たまたま当たった映画はルーマニアの『テキールの奇跡』と云う映画だった。
ルーマニアの地図を見た時に一番最初に目に付くのは、やはり、「ドナウ川」と「黒海」だとおもう。「ドナウ川」がルーマニアを横断して「黒海」へ流れ込み、その河口を「ドナウデルタ」と呼ぶらしい。『テキールの奇跡』は「ドナウデルタ」から生まれる「黒い泥」を使って病を治す女の治療師マラ(ドロシア・ペトル)のストーリーだった。
この独身の治療師マラが、奇跡の「黒い泥」によって男と交わることなく妊娠したと言い張ることからストーリーが展開して行って、そこにマラに対して思いを寄せる神父や、避暑地の豪華なスパホテル「テキール」に宿を取る不妊に悩む金持ち未亡人などが絡んで、不思議な宗教的で民俗的な寓話が成立して行く。

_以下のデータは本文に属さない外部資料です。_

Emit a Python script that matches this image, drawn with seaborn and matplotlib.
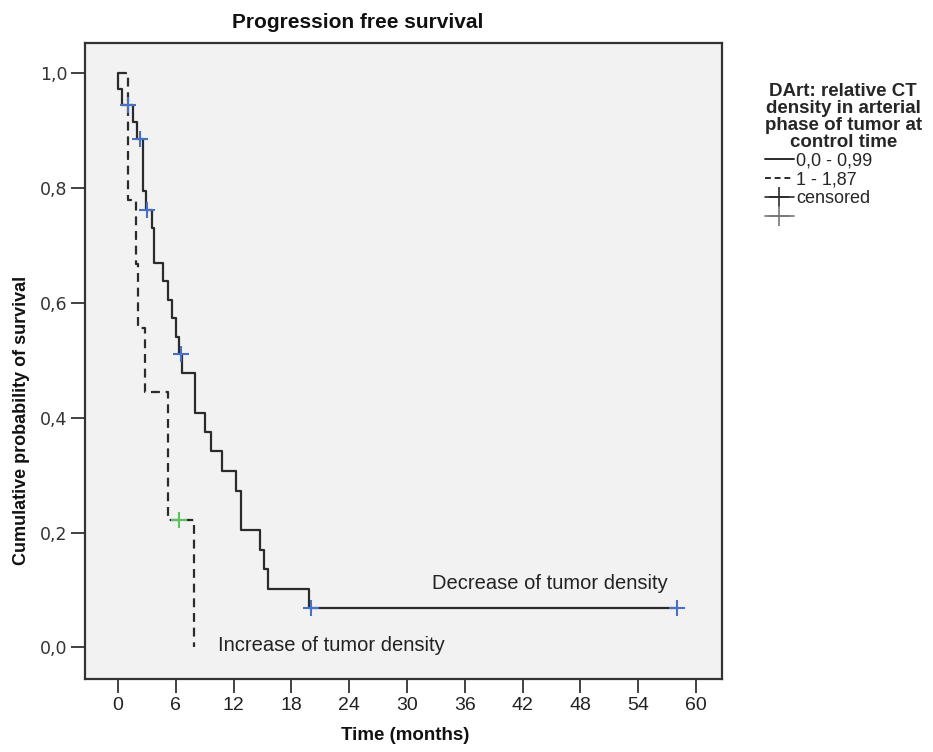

何となく持っていた「黒海」のイメージも、映画に出てくる「黒海」とぴったりと一致して、どことなく地の果てをおもわせる景色がこの映画の舞台としてふさわしかった。黒海の海岸際に突如として現れる豪華なスパホテルも、その豪華さゆえに、キューブリックの『シャイニング』さながら、云いようもない不安感をあおっているのも治療師マラのおとぎ話にぴったりだった。
この映画の中でホテルとして使われた建物は、実は1910年に開業したカジノで、戦後の共産主義政権下でレストランとして運営されていて、1990年に閉鎖されたそうだ。
不妊に悩む金持ち未亡人の女優をどこかで見たことがあるなあとおもっていたけど、そうか、ハル・ハートリーの映画に出ていたエリナ・レーヴェンソンだったのか! 彼女はルーマニア出身だったのだ。